◆ **Extracted entries**

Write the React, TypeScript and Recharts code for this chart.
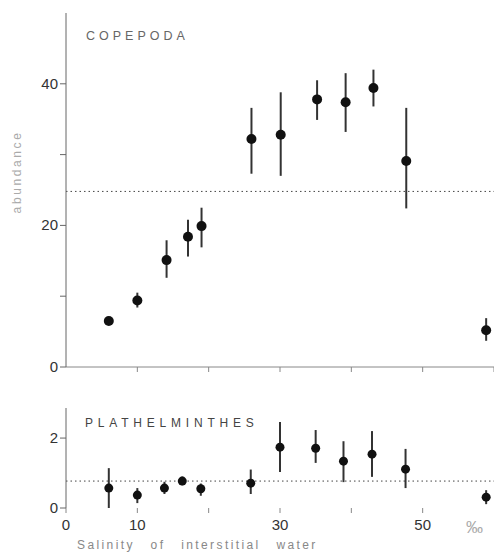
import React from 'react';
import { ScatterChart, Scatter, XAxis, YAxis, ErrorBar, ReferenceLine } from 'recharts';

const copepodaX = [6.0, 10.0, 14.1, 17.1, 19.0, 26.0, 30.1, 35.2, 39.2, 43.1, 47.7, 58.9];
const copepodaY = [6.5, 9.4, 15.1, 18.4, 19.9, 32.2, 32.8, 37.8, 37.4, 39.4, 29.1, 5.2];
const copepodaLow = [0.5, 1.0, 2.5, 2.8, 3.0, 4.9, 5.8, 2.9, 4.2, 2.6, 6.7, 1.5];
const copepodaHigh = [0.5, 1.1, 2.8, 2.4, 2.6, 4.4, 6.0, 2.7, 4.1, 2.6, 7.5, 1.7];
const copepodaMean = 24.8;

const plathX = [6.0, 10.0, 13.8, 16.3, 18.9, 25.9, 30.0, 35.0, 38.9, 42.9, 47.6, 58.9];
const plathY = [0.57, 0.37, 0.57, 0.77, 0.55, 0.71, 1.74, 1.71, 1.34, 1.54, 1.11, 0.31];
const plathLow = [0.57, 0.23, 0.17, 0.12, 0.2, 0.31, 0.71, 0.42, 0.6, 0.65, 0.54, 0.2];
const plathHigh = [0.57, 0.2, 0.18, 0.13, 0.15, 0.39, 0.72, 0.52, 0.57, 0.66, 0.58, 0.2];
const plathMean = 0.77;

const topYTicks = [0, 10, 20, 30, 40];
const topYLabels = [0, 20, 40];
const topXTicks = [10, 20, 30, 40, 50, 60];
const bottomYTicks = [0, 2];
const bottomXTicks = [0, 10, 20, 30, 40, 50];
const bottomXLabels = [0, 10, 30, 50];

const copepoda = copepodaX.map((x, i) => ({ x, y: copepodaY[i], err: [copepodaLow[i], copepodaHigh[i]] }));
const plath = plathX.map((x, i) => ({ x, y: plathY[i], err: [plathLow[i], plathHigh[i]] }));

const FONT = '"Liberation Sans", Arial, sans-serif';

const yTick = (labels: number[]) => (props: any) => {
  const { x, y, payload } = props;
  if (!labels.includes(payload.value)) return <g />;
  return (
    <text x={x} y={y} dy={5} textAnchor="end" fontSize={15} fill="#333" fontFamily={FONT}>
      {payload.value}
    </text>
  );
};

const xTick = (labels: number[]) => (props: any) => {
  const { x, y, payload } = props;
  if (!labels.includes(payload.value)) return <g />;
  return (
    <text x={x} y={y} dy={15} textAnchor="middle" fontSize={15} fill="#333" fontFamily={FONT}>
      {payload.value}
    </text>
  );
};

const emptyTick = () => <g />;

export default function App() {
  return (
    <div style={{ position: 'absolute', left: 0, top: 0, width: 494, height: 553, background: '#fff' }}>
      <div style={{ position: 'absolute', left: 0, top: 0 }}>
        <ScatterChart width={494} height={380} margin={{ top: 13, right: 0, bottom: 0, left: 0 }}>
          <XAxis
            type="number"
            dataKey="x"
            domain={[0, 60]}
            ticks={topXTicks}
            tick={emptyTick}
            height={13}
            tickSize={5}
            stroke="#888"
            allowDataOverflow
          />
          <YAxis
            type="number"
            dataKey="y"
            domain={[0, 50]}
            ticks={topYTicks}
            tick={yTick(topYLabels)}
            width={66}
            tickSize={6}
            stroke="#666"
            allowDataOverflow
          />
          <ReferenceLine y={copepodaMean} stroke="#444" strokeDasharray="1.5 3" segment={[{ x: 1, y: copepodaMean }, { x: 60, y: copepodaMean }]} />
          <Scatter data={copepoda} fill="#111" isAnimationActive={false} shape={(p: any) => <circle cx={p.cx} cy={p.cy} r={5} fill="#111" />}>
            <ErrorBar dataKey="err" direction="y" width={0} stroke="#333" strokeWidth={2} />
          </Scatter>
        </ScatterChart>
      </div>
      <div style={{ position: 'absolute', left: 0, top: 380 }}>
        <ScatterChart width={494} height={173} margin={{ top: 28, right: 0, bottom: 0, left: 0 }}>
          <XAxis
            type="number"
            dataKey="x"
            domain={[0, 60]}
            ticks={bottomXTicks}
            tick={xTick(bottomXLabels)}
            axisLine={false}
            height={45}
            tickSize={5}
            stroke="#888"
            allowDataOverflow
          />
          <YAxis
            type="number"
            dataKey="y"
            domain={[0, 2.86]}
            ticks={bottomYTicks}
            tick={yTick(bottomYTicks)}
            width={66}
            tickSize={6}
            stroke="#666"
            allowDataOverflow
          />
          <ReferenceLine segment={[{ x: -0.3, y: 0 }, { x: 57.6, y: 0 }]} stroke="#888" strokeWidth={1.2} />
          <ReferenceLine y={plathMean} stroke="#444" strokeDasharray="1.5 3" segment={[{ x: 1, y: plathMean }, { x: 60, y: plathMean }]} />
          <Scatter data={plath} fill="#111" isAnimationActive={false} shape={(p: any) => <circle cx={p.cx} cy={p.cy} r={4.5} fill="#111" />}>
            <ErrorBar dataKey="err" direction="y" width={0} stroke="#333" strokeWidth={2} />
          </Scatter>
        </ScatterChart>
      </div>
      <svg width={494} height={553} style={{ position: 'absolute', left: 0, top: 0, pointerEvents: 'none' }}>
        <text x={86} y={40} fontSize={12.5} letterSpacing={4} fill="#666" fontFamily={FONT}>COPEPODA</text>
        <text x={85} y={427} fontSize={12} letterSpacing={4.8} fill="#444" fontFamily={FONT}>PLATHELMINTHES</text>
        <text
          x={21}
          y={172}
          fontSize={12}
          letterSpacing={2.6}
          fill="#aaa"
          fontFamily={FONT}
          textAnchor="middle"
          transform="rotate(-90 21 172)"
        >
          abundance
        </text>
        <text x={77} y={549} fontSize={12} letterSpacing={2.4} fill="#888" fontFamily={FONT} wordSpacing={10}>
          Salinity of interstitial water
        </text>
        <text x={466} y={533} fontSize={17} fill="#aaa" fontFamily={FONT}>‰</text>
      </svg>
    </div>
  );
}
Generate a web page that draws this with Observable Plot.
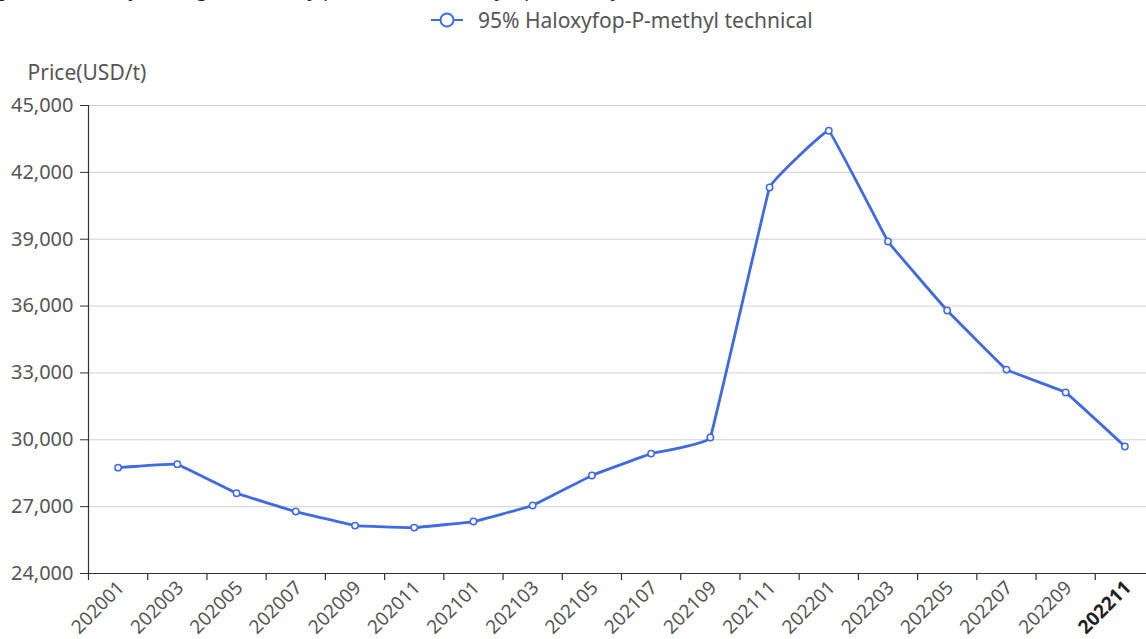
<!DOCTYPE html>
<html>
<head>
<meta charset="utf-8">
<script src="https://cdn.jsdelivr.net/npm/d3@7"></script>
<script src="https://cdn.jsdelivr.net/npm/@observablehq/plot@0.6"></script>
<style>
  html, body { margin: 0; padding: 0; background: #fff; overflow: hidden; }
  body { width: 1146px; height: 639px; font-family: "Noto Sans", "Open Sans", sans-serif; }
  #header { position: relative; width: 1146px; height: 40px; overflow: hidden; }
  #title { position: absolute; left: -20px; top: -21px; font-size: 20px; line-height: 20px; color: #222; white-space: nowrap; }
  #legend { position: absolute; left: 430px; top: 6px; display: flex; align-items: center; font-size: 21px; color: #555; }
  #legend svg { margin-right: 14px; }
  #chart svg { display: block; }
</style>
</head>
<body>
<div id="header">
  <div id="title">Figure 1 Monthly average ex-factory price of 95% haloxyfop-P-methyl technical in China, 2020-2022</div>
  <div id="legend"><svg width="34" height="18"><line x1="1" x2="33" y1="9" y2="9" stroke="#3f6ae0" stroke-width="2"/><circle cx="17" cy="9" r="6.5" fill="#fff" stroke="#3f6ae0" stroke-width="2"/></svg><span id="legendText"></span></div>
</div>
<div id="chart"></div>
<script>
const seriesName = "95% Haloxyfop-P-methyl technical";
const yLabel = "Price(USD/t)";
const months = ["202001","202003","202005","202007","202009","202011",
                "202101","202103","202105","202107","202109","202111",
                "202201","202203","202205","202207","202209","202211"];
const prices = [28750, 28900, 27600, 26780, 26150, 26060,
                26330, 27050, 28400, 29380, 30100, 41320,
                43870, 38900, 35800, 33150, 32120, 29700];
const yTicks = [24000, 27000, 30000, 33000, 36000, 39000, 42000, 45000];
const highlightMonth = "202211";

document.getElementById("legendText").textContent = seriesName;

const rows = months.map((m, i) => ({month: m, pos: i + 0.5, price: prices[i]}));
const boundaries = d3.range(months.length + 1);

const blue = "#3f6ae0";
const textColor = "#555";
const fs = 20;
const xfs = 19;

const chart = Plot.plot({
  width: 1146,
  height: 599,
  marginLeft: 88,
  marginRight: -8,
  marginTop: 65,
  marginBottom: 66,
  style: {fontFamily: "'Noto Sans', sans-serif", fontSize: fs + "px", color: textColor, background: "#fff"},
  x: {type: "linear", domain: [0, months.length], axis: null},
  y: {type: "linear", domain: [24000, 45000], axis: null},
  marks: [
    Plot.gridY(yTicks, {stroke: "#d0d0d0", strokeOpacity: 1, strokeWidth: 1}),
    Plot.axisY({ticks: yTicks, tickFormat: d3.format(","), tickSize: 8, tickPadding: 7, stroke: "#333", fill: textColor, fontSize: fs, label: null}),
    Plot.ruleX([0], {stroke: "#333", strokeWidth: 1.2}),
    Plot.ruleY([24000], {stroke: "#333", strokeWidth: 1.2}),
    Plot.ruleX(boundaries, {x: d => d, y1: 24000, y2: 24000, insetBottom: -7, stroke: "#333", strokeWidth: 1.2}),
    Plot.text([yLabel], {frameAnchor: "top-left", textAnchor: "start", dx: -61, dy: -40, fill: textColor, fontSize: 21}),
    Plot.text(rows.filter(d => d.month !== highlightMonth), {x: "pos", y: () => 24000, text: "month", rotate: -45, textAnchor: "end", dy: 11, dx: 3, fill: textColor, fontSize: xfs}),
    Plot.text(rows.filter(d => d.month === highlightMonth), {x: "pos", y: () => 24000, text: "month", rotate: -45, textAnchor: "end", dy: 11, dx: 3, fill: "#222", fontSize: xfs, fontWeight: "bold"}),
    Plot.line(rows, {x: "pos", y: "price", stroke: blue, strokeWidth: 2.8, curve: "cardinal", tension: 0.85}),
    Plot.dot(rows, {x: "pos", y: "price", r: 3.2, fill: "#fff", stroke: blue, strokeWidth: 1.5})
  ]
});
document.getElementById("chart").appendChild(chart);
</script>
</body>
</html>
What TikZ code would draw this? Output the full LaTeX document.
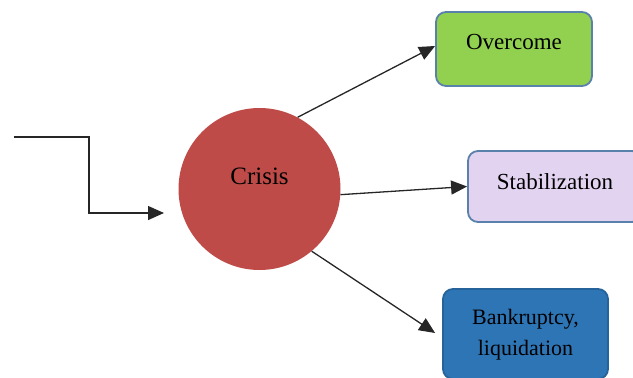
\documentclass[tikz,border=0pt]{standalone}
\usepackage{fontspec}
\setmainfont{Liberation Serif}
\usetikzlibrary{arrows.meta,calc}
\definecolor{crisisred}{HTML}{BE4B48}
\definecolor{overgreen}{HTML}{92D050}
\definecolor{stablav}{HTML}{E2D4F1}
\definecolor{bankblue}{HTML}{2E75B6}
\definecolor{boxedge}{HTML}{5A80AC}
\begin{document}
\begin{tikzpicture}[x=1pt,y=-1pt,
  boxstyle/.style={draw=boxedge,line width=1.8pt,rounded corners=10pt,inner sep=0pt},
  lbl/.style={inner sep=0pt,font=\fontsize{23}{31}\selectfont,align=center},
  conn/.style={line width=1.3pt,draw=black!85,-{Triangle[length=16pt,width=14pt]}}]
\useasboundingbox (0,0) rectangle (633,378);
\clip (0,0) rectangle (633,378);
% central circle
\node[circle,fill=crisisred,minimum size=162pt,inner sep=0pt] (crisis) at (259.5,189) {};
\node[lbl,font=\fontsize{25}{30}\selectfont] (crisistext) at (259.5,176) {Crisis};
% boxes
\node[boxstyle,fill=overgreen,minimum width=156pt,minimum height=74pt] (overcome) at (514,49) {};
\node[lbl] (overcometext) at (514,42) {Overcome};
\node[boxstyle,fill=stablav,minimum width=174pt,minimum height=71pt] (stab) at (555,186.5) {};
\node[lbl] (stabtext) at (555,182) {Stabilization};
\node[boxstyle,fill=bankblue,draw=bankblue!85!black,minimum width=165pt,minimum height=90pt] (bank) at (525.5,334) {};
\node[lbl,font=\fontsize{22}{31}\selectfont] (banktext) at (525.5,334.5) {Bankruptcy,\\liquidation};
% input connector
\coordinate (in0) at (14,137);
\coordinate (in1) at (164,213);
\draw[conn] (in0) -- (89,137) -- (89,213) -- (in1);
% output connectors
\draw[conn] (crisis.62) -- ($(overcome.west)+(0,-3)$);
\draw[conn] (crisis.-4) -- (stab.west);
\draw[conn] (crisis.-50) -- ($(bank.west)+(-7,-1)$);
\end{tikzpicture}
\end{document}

◆ **Set exercise**
Can the lines from the start of the records through the line with "YAxis, ErrorBar, ReferenceLine" be given again exactly, with the pictures left out?

◆ **Written reply**
Write the React, TypeScript and Recharts code for this chart.
import React from 'react';
import { ScatterChart, Scatter, XAxis, YAxis, ErrorBar, ReferenceLine } from 'recharts';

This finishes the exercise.